Task requirements ▸ Transcribe the data in full and exactly, omitting any pictures.

Raw data ▸

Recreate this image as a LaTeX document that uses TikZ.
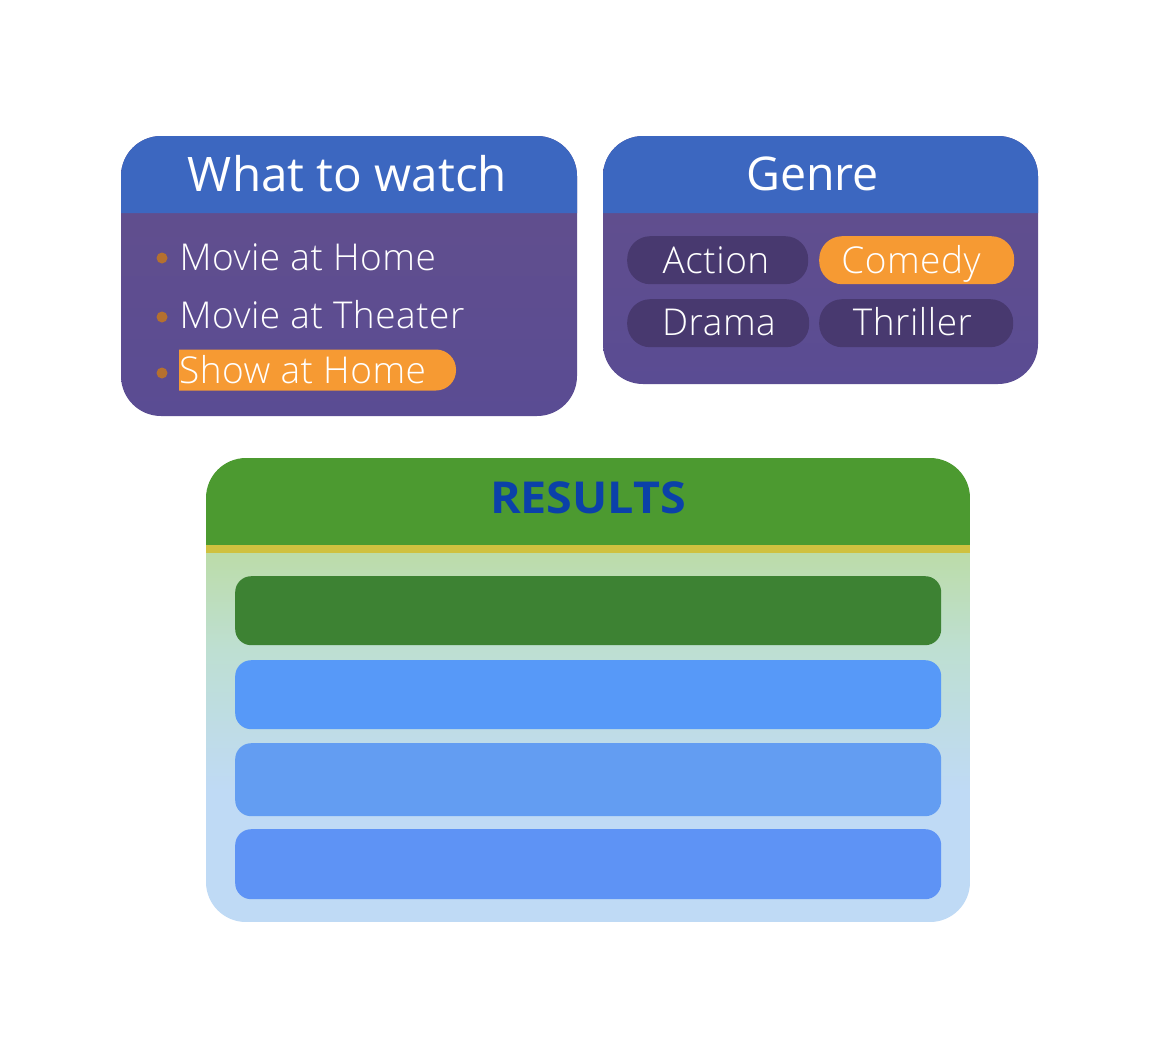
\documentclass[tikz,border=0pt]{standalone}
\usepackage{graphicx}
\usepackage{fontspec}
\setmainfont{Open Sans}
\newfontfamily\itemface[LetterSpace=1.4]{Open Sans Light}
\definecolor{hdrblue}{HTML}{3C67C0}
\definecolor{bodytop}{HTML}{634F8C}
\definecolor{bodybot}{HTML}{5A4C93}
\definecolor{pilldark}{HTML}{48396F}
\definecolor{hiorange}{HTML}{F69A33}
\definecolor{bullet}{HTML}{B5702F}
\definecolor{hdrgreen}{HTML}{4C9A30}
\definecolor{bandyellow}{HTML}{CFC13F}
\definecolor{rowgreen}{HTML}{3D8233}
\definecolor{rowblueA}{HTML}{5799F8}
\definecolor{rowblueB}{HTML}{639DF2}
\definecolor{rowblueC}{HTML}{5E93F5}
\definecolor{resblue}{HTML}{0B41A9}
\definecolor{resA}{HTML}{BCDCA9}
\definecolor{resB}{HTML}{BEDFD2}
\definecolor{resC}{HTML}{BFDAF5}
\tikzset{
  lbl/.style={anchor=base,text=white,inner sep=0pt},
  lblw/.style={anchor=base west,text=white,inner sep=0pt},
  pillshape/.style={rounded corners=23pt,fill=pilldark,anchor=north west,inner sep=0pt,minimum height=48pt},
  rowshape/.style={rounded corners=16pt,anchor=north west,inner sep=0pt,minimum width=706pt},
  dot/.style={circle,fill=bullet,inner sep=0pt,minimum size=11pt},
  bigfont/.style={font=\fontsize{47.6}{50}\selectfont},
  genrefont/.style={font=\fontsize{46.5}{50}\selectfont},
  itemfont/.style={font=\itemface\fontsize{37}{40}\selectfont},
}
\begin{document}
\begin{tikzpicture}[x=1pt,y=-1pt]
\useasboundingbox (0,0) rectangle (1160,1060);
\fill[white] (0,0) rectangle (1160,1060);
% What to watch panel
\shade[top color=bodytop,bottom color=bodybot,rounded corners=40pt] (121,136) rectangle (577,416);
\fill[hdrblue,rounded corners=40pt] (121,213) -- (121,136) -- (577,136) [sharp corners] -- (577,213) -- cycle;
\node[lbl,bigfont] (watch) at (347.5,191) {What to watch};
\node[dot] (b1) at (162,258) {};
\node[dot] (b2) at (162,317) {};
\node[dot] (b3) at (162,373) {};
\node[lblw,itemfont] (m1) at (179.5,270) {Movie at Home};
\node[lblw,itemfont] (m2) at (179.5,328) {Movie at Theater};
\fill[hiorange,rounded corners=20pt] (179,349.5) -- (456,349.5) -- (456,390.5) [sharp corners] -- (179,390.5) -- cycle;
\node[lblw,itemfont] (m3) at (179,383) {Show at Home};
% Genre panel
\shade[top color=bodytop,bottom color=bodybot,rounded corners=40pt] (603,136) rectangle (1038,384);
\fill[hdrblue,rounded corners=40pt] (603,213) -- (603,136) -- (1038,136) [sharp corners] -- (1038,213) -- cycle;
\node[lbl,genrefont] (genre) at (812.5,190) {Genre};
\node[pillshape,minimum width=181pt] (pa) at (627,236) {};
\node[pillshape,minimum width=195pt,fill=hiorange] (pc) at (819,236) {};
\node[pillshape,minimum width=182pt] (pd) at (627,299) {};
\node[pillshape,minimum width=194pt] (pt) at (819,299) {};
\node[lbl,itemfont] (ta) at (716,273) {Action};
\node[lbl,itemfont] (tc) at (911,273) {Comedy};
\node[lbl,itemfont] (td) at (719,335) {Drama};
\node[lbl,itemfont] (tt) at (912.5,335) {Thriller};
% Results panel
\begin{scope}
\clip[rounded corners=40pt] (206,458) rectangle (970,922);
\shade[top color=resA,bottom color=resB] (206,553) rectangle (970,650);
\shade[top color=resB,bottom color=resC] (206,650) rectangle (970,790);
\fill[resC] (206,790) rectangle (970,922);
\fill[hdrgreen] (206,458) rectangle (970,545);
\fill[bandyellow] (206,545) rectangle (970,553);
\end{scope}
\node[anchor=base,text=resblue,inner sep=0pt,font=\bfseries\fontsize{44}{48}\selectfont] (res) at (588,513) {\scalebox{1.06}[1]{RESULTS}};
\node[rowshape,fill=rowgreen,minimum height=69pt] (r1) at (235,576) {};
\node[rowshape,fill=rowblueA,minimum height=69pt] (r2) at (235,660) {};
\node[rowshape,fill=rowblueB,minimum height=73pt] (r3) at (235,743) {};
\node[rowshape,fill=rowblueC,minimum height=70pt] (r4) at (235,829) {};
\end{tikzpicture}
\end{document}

Exercise result ▸
Recreate this image as a LaTeX document that uses TikZ.
\documentclass[tikz,border=0pt]{standalone}
\usepackage{graphicx}
\usepackage{fontspec}
\setmainfont{Open Sans}
\newfontfamily\itemface[LetterSpace=1.4]{Open Sans Light}
\definecolor{hdrblue}{HTML}{3C67C0}
\definecolor{bodytop}{HTML}{634F8C}
\definecolor{bodybot}{HTML}{5A4C93}
\definecolor{pilldark}{HTML}{48396F}
\definecolor{hiorange}{HTML}{F69A33}
\definecolor{bullet}{HTML}{B5702F}
\definecolor{hdrgreen}{HTML}{4C9A30}
\definecolor{bandyellow}{HTML}{CFC13F}
\definecolor{rowgreen}{HTML}{3D8233}
\definecolor{rowblueA}{HTML}{5799F8}
\definecolor{rowblueB}{HTML}{639DF2}
\definecolor{rowblueC}{HTML}{5E93F5}
\definecolor{resblue}{HTML}{0B41A9}
\definecolor{resA}{HTML}{BCDCA9}
\definecolor{resB}{HTML}{BEDFD2}
\definecolor{resC}{HTML}{BFDAF5}
\tikzset{
  lbl/.style={anchor=base,text=white,inner sep=0pt},
  lblw/.style={anchor=base west,text=white,inner sep=0pt},
  pillshape/.style={rounded corners=23pt,fill=pilldark,anchor=north west,inner sep=0pt,minimum height=48pt},
  rowshape/.style={rounded corners=16pt,anchor=north west,inner sep=0pt,minimum width=706pt},
  dot/.style={circle,fill=bullet,inner sep=0pt,minimum size=11pt},
  bigfont/.style={font=\fontsize{47.6}{50}\selectfont},
  genrefont/.style={font=\fontsize{46.5}{50}\selectfont},
  itemfont/.style={font=\itemface\fontsize{37}{40}\selectfont},
}
\begin{document}
\begin{tikzpicture}[x=1pt,y=-1pt]
\useasboundingbox (0,0) rectangle (1160,1060);
\fill[white] (0,0) rectangle (1160,1060);
% What to watch panel
\shade[top color=bodytop,bottom color=bodybot,rounded corners=40pt] (121,136) rectangle (577,416);
\fill[hdrblue,rounded corners=40pt] (121,213) -- (121,136) -- (577,136) [sharp corners] -- (577,213) -- cycle;
\node[lbl,bigfont] (watch) at (347.5,191) {What to watch};
\node[dot] (b1) at (162,258) {};
\node[dot] (b2) at (162,317) {};
\node[dot] (b3) at (162,373) {};
\node[lblw,itemfont] (m1) at (179.5,270) {Movie at Home};
\node[lblw,itemfont] (m2) at (179.5,328) {Movie at Theater};
\fill[hiorange,rounded corners=20pt] (179,349.5) -- (456,349.5) -- (456,390.5) [sharp corners] -- (179,390.5) -- cycle;
\node[lblw,itemfont] (m3) at (179,383) {Show at Home};
% Genre panel
\shade[top color=bodytop,bottom color=bodybot,rounded corners=40pt] (603,136) rectangle (1038,384);
\fill[hdrblue,rounded corners=40pt] (603,213) -- (603,136) -- (1038,136) [sharp corners] -- (1038,213) -- cycle;
\node[lbl,genrefont] (genre) at (812.5,190) {Genre};
\node[pillshape,minimum width=181pt] (pa) at (627,236) {};
\node[pillshape,minimum width=195pt,fill=hiorange] (pc) at (819,236) {};
\node[pillshape,minimum width=182pt] (pd) at (627,299) {};
\node[pillshape,minimum width=194pt] (pt) at (819,299) {};
\node[lbl,itemfont] (ta) at (716,273) {Action};
\node[lbl,itemfont] (tc) at (911,273) {Comedy};
\node[lbl,itemfont] (td) at (719,335) {Drama};
\node[lbl,itemfont] (tt) at (912.5,335) {Thriller};
% Results panel
\begin{scope}
\clip[rounded corners=40pt] (206,458) rectangle (970,922);
\shade[top color=resA,bottom color=resB] (206,553) rectangle (970,650);
\shade[top color=resB,bottom color=resC] (206,650) rectangle (970,790);
\fill[resC] (206,790) rectangle (970,922);
\fill[hdrgreen] (206,458) rectangle (970,545);
\fill[bandyellow] (206,545) rectangle (970,553);
\end{scope}
\node[anchor=base,text=resblue,inner sep=0pt,font=\bfseries\fontsize{44}{48}\selectfont] (res) at (588,513) {\scalebox{1.06}[1]{RESULTS}};
\node[rowshape,fill=rowgreen,minimum height=69pt] (r1) at (235,576) {};
\node[rowshape,fill=rowblueA,minimum height=69pt] (r2) at (235,660) {};
\node[rowshape,fill=rowblueB,minimum height=73pt] (r3) at (235,743) {};
\node[rowshape,fill=rowblueC,minimum height=70pt] (r4) at (235,829) {};
\end{tikzpicture}
\end{document}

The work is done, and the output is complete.